» **Given task**: Output all the data exactly. Pictures do not belong in the copy.

>> start

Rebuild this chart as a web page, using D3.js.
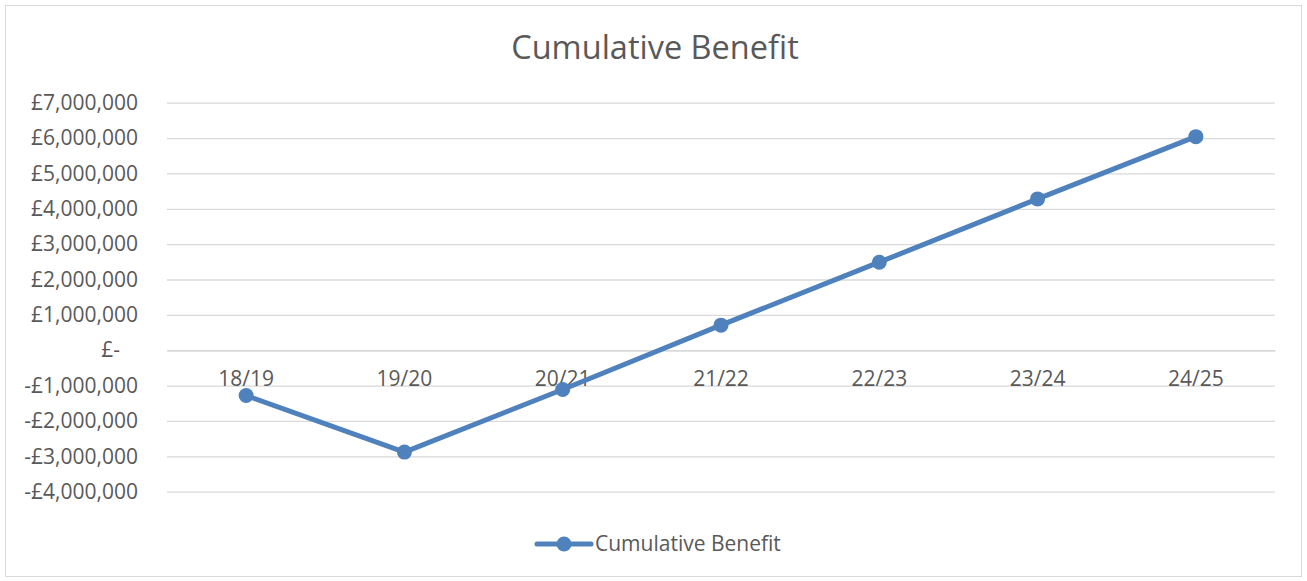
<!DOCTYPE html>
<html><head><meta charset="utf-8">
<script src="https://cdn.jsdelivr.net/npm/d3@7"></script>
<style>body{margin:0;background:#fff}svg{display:block}text{font-family:"Open Sans",sans-serif;fill:#595959}</style>
</head><body><svg id="c" width="1307" height="581"></svg>
<script>
const categories = ["18/19","19/20","20/21","21/22","22/23","23/24","24/25"];
const values = [-1280000,-2880000,-1110000,710000,2490000,4280000,6040000];
const yTicks = [-4000000,-3000000,-2000000,-1000000,0,1000000,2000000,3000000,4000000,5000000,6000000,7000000];
const seriesName = "Cumulative Benefit";
const title = "Cumulative Benefit";

const svg = d3.select("#c");
const W = 1307, H = 581;
svg.append("rect").attr("x",5.5).attr("y",5.5).attr("width",W-11).attr("height",H-10).attr("fill","#fff").attr("stroke","#d9d9d9");

const L = 167, R = 1275;
const x = d3.scaleBand().domain(categories).range([L,R]);
const y = d3.scaleLinear().domain([-4000000,7000000]).range([491.7,102.7]);

svg.append("text").attr("x",655).attr("y",59).attr("text-anchor","middle").style("font-size","32.5px").text(title);

const fmt = v => v===0 ? "£-" : (v<0?"-":"") + "£" + d3.format(",")(Math.abs(v));
const g = svg.append("g").attr("transform",`translate(${L},0)`);
g.call(d3.axisLeft(y).tickValues(yTicks).tickSize(-(R-L)).tickFormat(fmt).tickPadding(29))
 .call(s=>s.select(".domain").remove())
 .call(s=>s.selectAll(".tick line").attr("stroke","#d9d9d9").attr("stroke-width",1.3))
 .call(s=>s.selectAll(".tick text").style("font-size","21px").attr("fill","#595959").style("font-family","'Open Sans',sans-serif"));
g.selectAll(".tick").filter(d=>d===0).select("text").attr("dx","-18");

const xa = svg.append("g").attr("transform",`translate(0,${y(0)})`);
xa.call(d3.axisBottom(x).tickSize(0).tickPadding(21))
 .call(s=>s.select(".domain").attr("stroke","#d9d9d9").attr("stroke-width",1.3))
 .call(s=>s.selectAll(".tick text").style("font-size","21px").attr("fill","#595959").style("font-family","'Open Sans',sans-serif"));

const col = "#4f81bd";
const cx = d => x(d) + x.bandwidth()/2;
svg.append("path").datum(values).attr("fill","none").attr("stroke",col).attr("stroke-width",5).attr("stroke-linejoin","round")
 .attr("d", d3.line().x((d,i)=>cx(categories[i])).y(d=>y(d)));
svg.selectAll("circle.m").data(values).join("circle").attr("class","m")
 .attr("cx",(d,i)=>cx(categories[i])).attr("cy",d=>y(d)).attr("r",7.5).attr("fill",col);

const lg = svg.append("g");
lg.append("line").attr("x1",537).attr("x2",591).attr("y1",544).attr("y2",544).attr("stroke",col).attr("stroke-width",5).attr("stroke-linecap","round");
lg.append("circle").attr("cx",564).attr("cy",544).attr("r",7.5).attr("fill",col);
lg.append("text").attr("x",595).attr("y",551).style("font-size","21px").text(seriesName);
</script></body></html>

>> end

» **Output**:
Rebuild this chart as a web page, using D3.js.
<!DOCTYPE html>
<html><head><meta charset="utf-8">
<script src="https://cdn.jsdelivr.net/npm/d3@7"></script>
<style>body{margin:0;background:#fff}svg{display:block}text{font-family:"Open Sans",sans-serif;fill:#595959}</style>
</head><body><svg id="c" width="1307" height="581"></svg>
<script>
const categories = ["18/19","19/20","20/21","21/22","22/23","23/24","24/25"];
const values = [-1280000,-2880000,-1110000,710000,2490000,4280000,6040000];
const yTicks = [-4000000,-3000000,-2000000,-1000000,0,1000000,2000000,3000000,4000000,5000000,6000000,7000000];
const seriesName = "Cumulative Benefit";
const title = "Cumulative Benefit";

const svg = d3.select("#c");
const W = 1307, H = 581;
svg.append("rect").attr("x",5.5).attr("y",5.5).attr("width",W-11).attr("height",H-10).attr("fill","#fff").attr("stroke","#d9d9d9");

const L = 167, R = 1275;
const x = d3.scaleBand().domain(categories).range([L,R]);
const y = d3.scaleLinear().domain([-4000000,7000000]).range([491.7,102.7]);

svg.append("text").attr("x",655).attr("y",59).attr("text-anchor","middle").style("font-size","32.5px").text(title);

const fmt = v => v===0 ? "£-" : (v<0?"-":"") + "£" + d3.format(",")(Math.abs(v));
const g = svg.append("g").attr("transform",`translate(${L},0)`);
g.call(d3.axisLeft(y).tickValues(yTicks).tickSize(-(R-L)).tickFormat(fmt).tickPadding(29))
 .call(s=>s.select(".domain").remove())
 .call(s=>s.selectAll(".tick line").attr("stroke","#d9d9d9").attr("stroke-width",1.3))
 .call(s=>s.selectAll(".tick text").style("font-size","21px").attr("fill","#595959").style("font-family","'Open Sans',sans-serif"));
g.selectAll(".tick").filter(d=>d===0).select("text").attr("dx","-18");

const xa = svg.append("g").attr("transform",`translate(0,${y(0)})`);
xa.call(d3.axisBottom(x).tickSize(0).tickPadding(21))
 .call(s=>s.select(".domain").attr("stroke","#d9d9d9").attr("stroke-width",1.3))
 .call(s=>s.selectAll(".tick text").style("font-size","21px").attr("fill","#595959").style("font-family","'Open Sans',sans-serif"));

const col = "#4f81bd";
const cx = d => x(d) + x.bandwidth()/2;
svg.append("path").datum(values).attr("fill","none").attr("stroke",col).attr("stroke-width",5).attr("stroke-linejoin","round")
 .attr("d", d3.line().x((d,i)=>cx(categories[i])).y(d=>y(d)));
svg.selectAll("circle.m").data(values).join("circle").attr("class","m")
 .attr("cx",(d,i)=>cx(categories[i])).attr("cy",d=>y(d)).attr("r",7.5).attr("fill",col);

const lg = svg.append("g");
lg.append("line").attr("x1",537).attr("x2",591).attr("y1",544).attr("y2",544).attr("stroke",col).attr("stroke-width",5).attr("stroke-linecap","round");
lg.append("circle").attr("cx",564).attr("cy",544).attr("r",7.5).attr("fill",col);
lg.append("text").attr("x",595).attr("y",551).style("font-size","21px").text(seriesName);
</script></body></html>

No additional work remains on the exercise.